Sesi Kedua: Pencegahan Pernikahan Usia Anak
Selanjutnya, Ibu Soffy Balgies, M.Psi., dosen Psikologi UINSA, membawakan materi tentang pencegahan pernikahan usia anak. Dalam pemaparannya, Soffy menjelaskan bahwa berdasarkan Undang-Undang Nomor 16 Tahun 2019, usia minimal perkawinan ditetapkan 19 tahun baik bagi laki-laki maupun perempuan. Perubahan aturan ini merupakan revisi dari Undang-Undang Nomor 1 Tahun 1974 yang sebelumnya memperbolehkan perempuan menikah pada usia 16 tahun.
Menurut Soffy, kenaikan batas usia perkawinan ini dimaksudkan untuk memberikan kesempatan kepada calon pengantin agar dapat mencapai kematangan fisik, mental, emosional, dan sosial sebelum memasuki kehidupan rumah tangga.
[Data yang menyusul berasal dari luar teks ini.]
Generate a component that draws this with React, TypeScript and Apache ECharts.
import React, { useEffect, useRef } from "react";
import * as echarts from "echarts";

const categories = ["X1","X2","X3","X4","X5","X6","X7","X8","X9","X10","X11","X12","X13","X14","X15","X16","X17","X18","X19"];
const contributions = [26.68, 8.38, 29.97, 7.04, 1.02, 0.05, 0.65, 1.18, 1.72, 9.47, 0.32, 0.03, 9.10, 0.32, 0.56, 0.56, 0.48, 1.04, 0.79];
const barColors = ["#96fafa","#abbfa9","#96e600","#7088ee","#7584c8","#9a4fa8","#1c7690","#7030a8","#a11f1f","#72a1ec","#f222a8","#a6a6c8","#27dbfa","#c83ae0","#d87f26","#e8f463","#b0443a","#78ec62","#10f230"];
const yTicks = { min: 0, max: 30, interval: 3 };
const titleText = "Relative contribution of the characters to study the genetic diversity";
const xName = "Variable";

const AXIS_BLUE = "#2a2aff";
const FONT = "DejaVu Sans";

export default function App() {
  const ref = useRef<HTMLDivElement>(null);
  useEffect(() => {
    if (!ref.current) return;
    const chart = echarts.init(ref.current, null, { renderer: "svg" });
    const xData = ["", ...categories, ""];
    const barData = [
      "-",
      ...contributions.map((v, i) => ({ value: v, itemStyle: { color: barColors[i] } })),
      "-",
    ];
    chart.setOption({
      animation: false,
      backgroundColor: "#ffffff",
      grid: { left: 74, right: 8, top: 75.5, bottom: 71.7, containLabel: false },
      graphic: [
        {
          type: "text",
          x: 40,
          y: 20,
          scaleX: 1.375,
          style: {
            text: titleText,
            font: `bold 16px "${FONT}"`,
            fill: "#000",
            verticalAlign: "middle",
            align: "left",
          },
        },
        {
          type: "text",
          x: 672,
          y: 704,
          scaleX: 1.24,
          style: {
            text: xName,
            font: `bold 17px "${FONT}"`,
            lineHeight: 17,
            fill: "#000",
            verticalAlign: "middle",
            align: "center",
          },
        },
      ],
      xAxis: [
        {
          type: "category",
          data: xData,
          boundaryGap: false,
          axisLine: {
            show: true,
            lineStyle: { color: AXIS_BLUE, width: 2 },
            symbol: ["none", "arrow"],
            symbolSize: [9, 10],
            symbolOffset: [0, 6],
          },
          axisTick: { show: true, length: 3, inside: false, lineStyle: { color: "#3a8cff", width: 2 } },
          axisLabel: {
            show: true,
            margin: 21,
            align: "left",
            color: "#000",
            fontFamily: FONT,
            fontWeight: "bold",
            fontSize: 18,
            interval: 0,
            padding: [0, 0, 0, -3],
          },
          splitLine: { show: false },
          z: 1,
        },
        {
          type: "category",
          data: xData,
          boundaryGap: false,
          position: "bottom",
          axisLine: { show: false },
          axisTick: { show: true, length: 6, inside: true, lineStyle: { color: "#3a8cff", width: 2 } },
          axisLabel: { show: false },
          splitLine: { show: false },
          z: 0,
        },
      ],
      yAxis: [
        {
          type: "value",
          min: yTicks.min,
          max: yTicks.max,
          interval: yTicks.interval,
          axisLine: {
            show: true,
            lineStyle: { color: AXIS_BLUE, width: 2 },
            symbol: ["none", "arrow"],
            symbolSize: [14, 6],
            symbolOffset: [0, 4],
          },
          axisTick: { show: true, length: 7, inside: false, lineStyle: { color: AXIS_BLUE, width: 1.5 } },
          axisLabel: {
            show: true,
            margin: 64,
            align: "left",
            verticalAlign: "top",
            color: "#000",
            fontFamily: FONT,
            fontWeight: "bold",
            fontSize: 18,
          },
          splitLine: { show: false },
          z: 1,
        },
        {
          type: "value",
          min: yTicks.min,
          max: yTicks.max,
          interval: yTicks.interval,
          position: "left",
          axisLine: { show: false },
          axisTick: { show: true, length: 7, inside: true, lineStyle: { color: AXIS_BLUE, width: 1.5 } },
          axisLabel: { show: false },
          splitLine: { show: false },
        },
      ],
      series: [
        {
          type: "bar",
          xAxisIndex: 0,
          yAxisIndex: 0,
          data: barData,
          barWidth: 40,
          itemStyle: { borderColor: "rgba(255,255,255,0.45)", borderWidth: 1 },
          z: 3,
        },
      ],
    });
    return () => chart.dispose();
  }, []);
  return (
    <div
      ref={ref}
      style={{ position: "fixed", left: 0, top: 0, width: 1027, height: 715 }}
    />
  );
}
Ia menegaskan bahwa perkawinan pada usia anak berpotensi besar menimbulkan dampak negatif yang serius, baik bagi individu, keluarga, maupun masyarakat.
Beliau memaparkan data dari Pengadilan Tinggi Agama Surabaya yang menunjukkan adanya penurunan jumlah dispensasi kawin di Jawa Timur dalam tiga tahun terakhir: pada tahun 2021 tercatat 17.151 kasus, turun menjadi 15.095 kasus pada tahun 2022, dan kembali menurun menjadi 12.334 kasus pada tahun 2023. Meski tren ini cukup menggembirakan, angka perkawinan anak di Indonesia masih tergolong tinggi, bahkan menjadikan Indonesia berada di posisi kedua tertinggi di ASEAN setelah Kamboja.
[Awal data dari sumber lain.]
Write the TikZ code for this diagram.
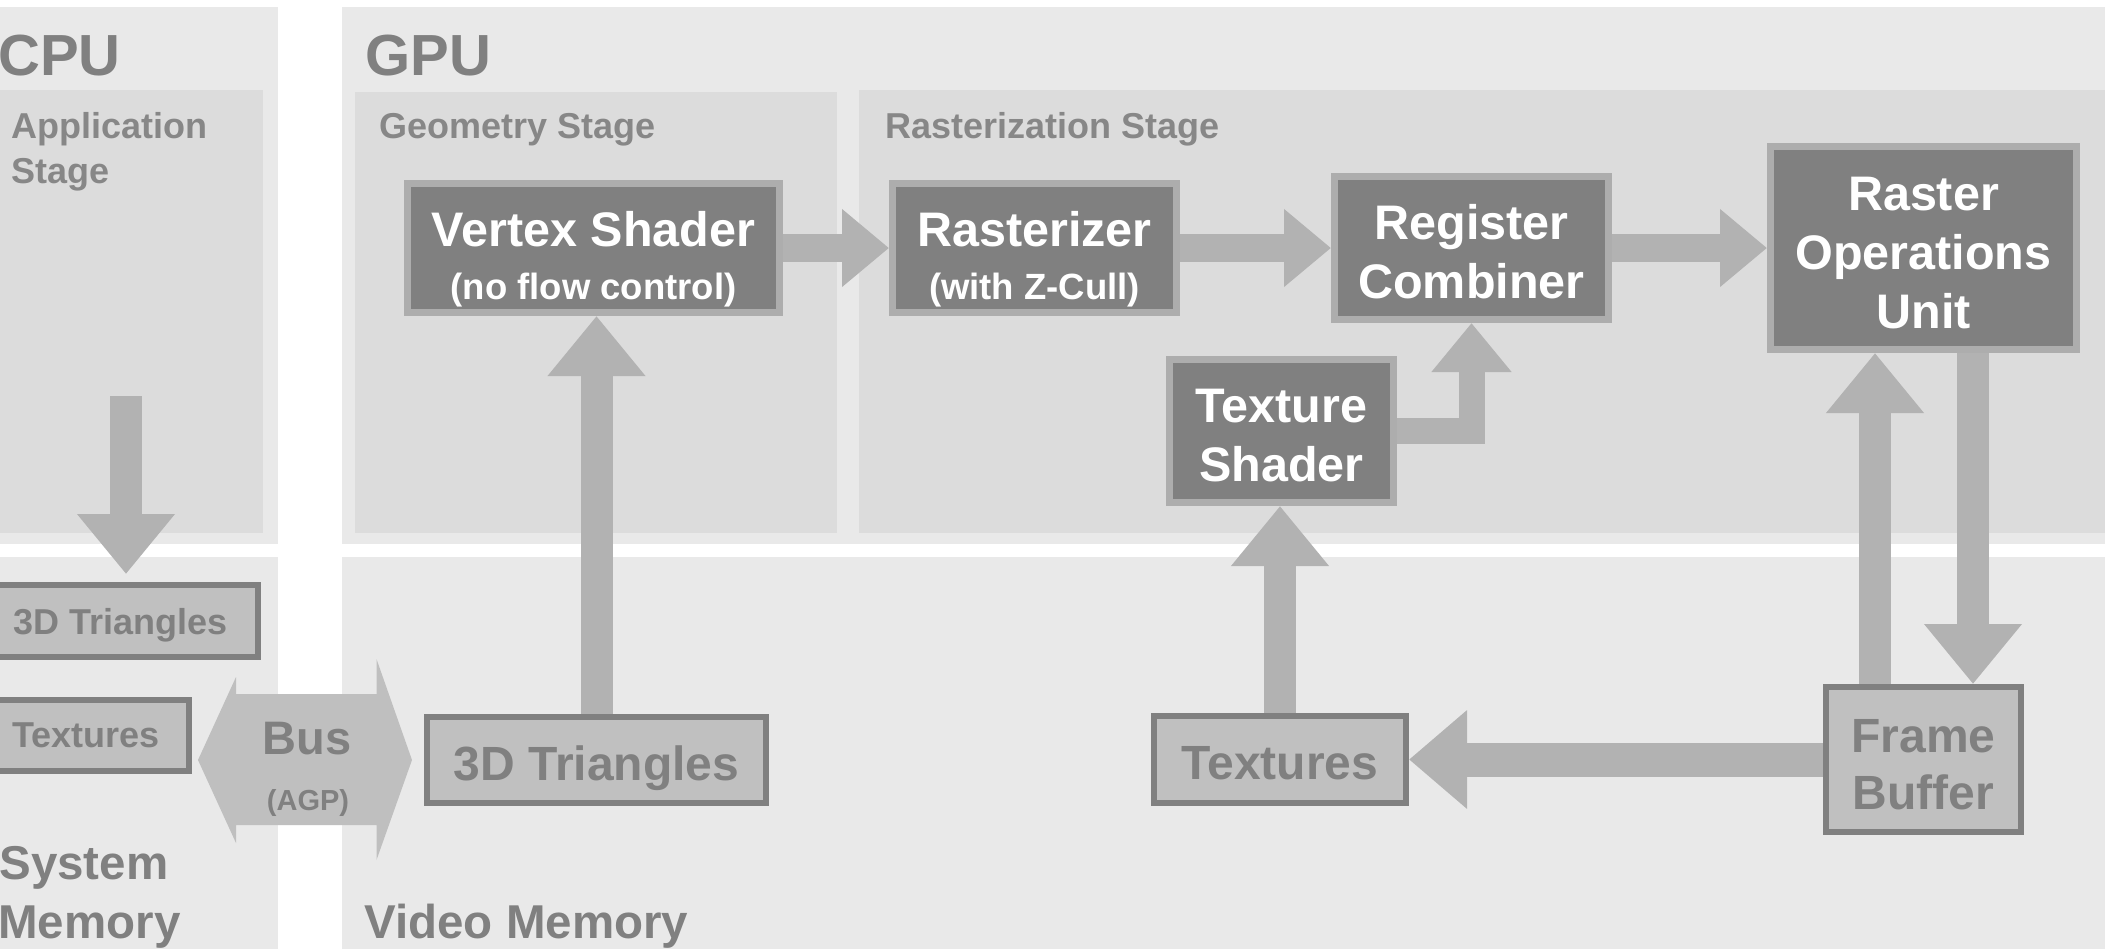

Lebih jauh, Ibu Soffy menjelaskan bahwa pernikahan usia anak tidak hanya melanggar hak anak sebagaimana diamanatkan dalam Undang-Undang Perlindungan Anak dan Konvensi PBB tentang Hak-Hak Anak, tetapi juga menghambat pencapaian Tujuan Pembangunan Berkelanjutan (SDGs) 2015--2030, khususnya target 5.3 yang menyerukan penghapusan praktik berbahaya seperti perkawinan anak, dini, dan paksa.
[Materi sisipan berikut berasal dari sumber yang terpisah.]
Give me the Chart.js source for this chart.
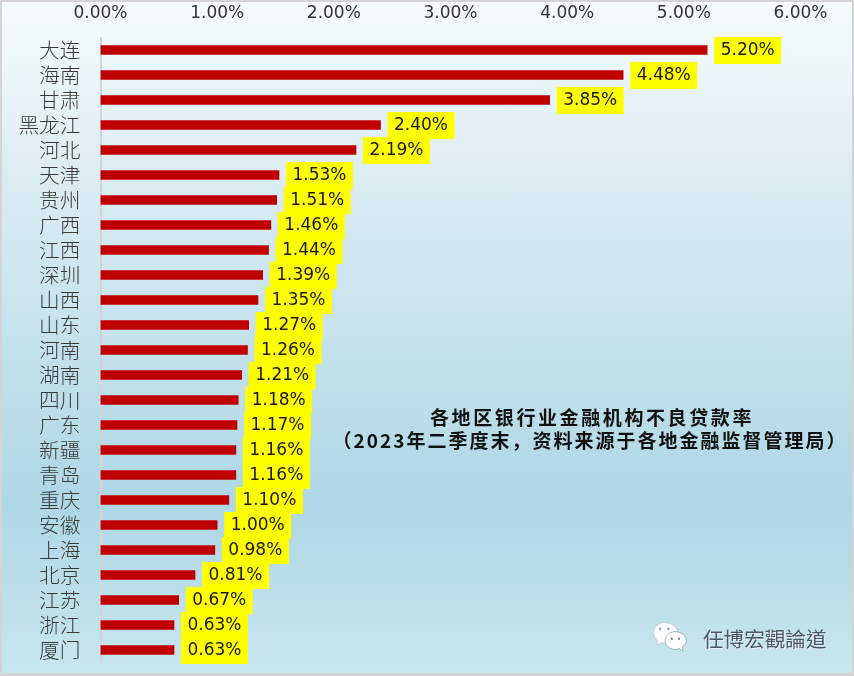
<!DOCTYPE html>
<html><head><meta charset="utf-8">
<script src="https://cdn.jsdelivr.net/npm/chart.js@4/dist/chart.umd.min.js"></script>
<style>
html,body{margin:0;padding:0;width:854px;height:676px;overflow:hidden;background:#d4d4d4}
#bg{position:absolute;left:2px;top:2px;width:850px;height:671px;background:linear-gradient(180deg,#f6fbfd 0%,#dcedf3 25%,#aed7e5 75%,#c8e6ef 100%)}
#c{position:absolute;left:0;top:0}
.note{position:absolute;width:534px;text-align:center;font:bold 19px "Noto Sans CJK SC";color:#111;white-space:nowrap;line-height:24px}
#wm{position:absolute;left:703px;top:624px;font:20.6px "Noto Sans CJK TC";color:#4a5a62;white-space:nowrap;line-height:28px;text-shadow:1px 1px 0 #eef}
#ic{position:absolute;left:652px;top:621px}
</style></head><body>
<div id="bg"></div>
<canvas id="c" width="854" height="676"></canvas>
<div class="note" style="top:405px;left:325px;letter-spacing:2.6px">各地区银行业金融机构不良贷款率</div>
<div class="note" style="top:428px;left:323px;letter-spacing:2px">（2023年二季度末，资料来源于各地金融监督管理局）</div>
<svg id="ic" width="36" height="32" viewBox="0 0 44 36" preserveAspectRatio="none">
<path d="M15 2C8 2 2 7 2 13c0 4 2 7 5 9l-1 5 6-3c2 1 5 1 7 0-2-8 5-13 13-12C30 6 23 2 15 2z" fill="#fff" stroke="#9ab" stroke-width=".5"/>
<path d="M28 12c-7 0-12 5-12 10s5 10 12 10c2 0 3 0 5-1l5 3-1-5c3-2 5-4 5-7 0-5-6-10-14-10z" fill="#fff" stroke="#789" stroke-width=".7"/>
<circle cx="10" cy="9" r="1.6" fill="#9ab"/><circle cx="20" cy="9" r="1.6" fill="#9ab"/>
<circle cx="24" cy="20" r="1.4" fill="#789"/><circle cx="33" cy="20" r="1.4" fill="#789"/>
</svg>
<div id="wm">任博宏觀論道</div>
<script>
const categories=["大连","海南","甘肃","黑龙江","河北","天津","贵州","广西","江西","深圳","山西","山东","河南","湖南","四川","广东","新疆","青岛","重庆","安徽","上海","北京","江苏","浙江","厦门"];
const nplRates=[5.20,4.48,3.85,2.40,2.19,1.53,1.51,1.46,1.44,1.39,1.35,1.27,1.26,1.21,1.18,1.17,1.16,1.16,1.10,1.00,0.98,0.81,0.67,0.63,0.63];
const axisMin=0, axisMax=6, axisStep=1;
const yellowLabels={id:'yellowLabels',afterDatasetsDraw(chart){
  const ctx=chart.ctx,meta=chart.getDatasetMeta(0);
  ctx.save();ctx.font='17px "DejaVu Sans"';ctx.textAlign='center';ctx.textBaseline='middle';
  meta.data.forEach((b,i)=>{
    ctx.fillStyle='#ffff00';ctx.fillRect(b.x+7,b.y-13,67,27);
  });
  meta.data.forEach((b,i)=>{
    ctx.fillStyle='#1a1a1a';ctx.fillText(nplRates[i].toFixed(2)+'%',b.x+7+33.5,b.y+1);
  });
  ctx.restore();
}};
new Chart(document.getElementById('c'),{
  type:'bar',
  data:{labels:categories,datasets:[{data:nplRates,backgroundColor:'#c00000',barThickness:9,borderWidth:0}]},
  plugins:[yellowLabels],
  options:{
    indexAxis:'y',responsive:false,animation:false,devicePixelRatio:1,
    layout:{padding:{left:0,right:53.5,top:0,bottom:13.5}},
    plugins:{legend:{display:false},tooltip:{enabled:false},title:{display:false}},
    scales:{
      x:{position:'top',min:axisMin,max:axisMax,
        afterFit(s){s.height=37.5;s.paddingLeft=0;s.paddingRight=0},
        grid:{display:false,drawTicks:false},border:{display:false},
        ticks:{stepSize:axisStep,padding:14,maxRotation:0,color:'#333',font:{family:'"DejaVu Sans"',size:17},callback:v=>Number(v).toFixed(2)+'%'}},
      y:{afterFit(s){s.width=100.5;s.paddingTop=0;s.paddingBottom=0},
        grid:{display:false,drawTicks:false},border:{display:true,color:'#d4d4d4',width:2},
        ticks:{padding:20,autoSkip:false,color:'#3a3a3a',font:{family:'"Noto Sans CJK SC"',size:20.7,weight:'300'}}}
    }
  }
});
</script>
</body></html>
Dampak yang ditimbulkan sangat kompleks, meliputi:
Kesehatan: meningkatnya risiko kematian ibu dan bayi, kelahiran prematur, bayi dengan berat badan rendah, serta kekurangan gizi.
Pendidikan: anak perempuan yang menikah dini seringkali kehilangan kesempatan melanjutkan pendidikan, sehingga berdampak pada kualitas sumber daya manusia.
Psikologis dan Sosial: anak kehilangan hak sebagai remaja, berisiko mengalami kekerasan dalam rumah tangga, serta rentan menghadapi diskriminasi gender dan ketergantungan ekonomi.
Antargenerasi: anak yang dilahirkan dari pernikahan usia dini memiliki risiko dua kali lipat meninggal sebelum usia 1 tahun, serta lebih rentan mengalami masalah gizi dan kesehatan.